Satan’s Strategy for Your Life #2: Your Family

“While he was yet speaking, there came another and said, ‘Your sons and daughters were eating and drinking wine in their oldest brother’s house, and behold, a great wind came across the wilderness and struck the four corners of the house, and it fell upon the young people, and they are dead, and I alone have escaped to tell you."—Job 1:18-19

Satan wants your family. The best way he can get to you, if he can’t get to you directly, is through your family. If he can get your family, then he knows that he can cause you to despair, sin, or turn away from God. Many a believer in Christ has been attacked through a family member’s sickness or sin and either sinned themselves, or even worse, left the faith altogether.

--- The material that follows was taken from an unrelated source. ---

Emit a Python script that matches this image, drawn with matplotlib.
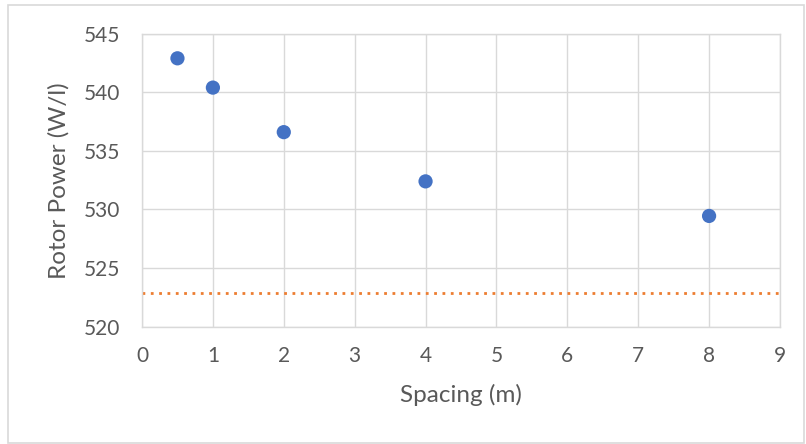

Job “was the greatest of all the people of the east” (Job 1:3) and one that God identified as godly in His sight (Job 1:8). Job was a successful businessman and serious family man. He was married and had seven grown sons and three daughters (Job 1:2; 2:9). He loved his family in such a way that most father’s can only imagine. The Scripture says that,
“His sons used to go and hold a feast in the house of each one on his day, and they would send and invite their three sisters to eat and drink with them. And when the days of the feast had run their course, Job would send and consecrate them, and he would rise early in the morning and offer burnt offerings according to the number of them all. For Job said, ‘It may be that my children have sinned, and cursed God in their hearts.’ Thus Job did continually”—Job 1:4-5.
Job offered sacrifices for his grown children just in case they had sinned! He was a devoted husband and father and a man that God valued. The idea that God could value a mere mortal only infuriated Satan. He demanded that God lift His hand of protection and allow him to attack Job, which God did, only making sure that Satan could not take Job’s life.

After destroying all of Job's earthly possessions and ruining his career, Satan did what only Satan would do—kill his family. To lose one child would be a blow to any parent, but to lose all of your children in one day would be horrific and disastrous. It’s no small wonder that Job responded in the way that he did,  
“Then Job arose and tore his robe and shaved his head and fell on the ground and worshiped”—Job 1:20.
What did Job do after he lost all of his children? He tore his robe and shaved his head—both acts revealing horrible grief. And then Job did the unthinkable—he worshiped! He fell on his face and worshiped! It wasn’t that he didn’t grieve or feel pain. It wasn’t that he was being trite or coping with his situation by ignoring it. No, he worshiped because he realized that God is the author of all of life. He is our reason for being, our heart’s delight, and the one that contains all of the mysteries of the universe. Which is why he could say,  
“Naked I came from my mother’s womb, and naked shall I return. The LORD gave, and the LORD has taken away; blessed be the name of the LORD”—Job 1:21. 
Job’s faith was astounding. In the face of the greatest tragedy that could be imagined by a parent, he worshiped!

Satan desires to destroy our lives and will do anything he can to tear us away from Christ. When we encounter Satan’s devastating attacks, we are to do as Paul wrote,  
“In all circumstances take up the shield of faith, with which you can extinguish all the flaming darts of the evil one”—Ephesians 6:11. 
 Our faith in Christ triumphs over all of Satan’s attacks! God sees our sorrow, and has “put our tears in a bottle”—Psalm 56:8. He is not a God who is afar off or aloof to our situation. He hurts with us, loves us, and is infinitely more powerful than anything that Satan can throw at us. We know that God will be victorious and He will bring us to Himself. Even after enduring the loss of his possessions, career, and family, Job worshiped and “did not sin or charge God with wrong”—Job 1:22. Why? Because he knew that God was the Author and Lord of Life. He trusted in the Lord in the midst of devastating calamity and demonstrated to us and to the “spiritual forces of evil in the heavenly places” (Ephesians 6:12) that God is God and worthy of our love and trust. Amen.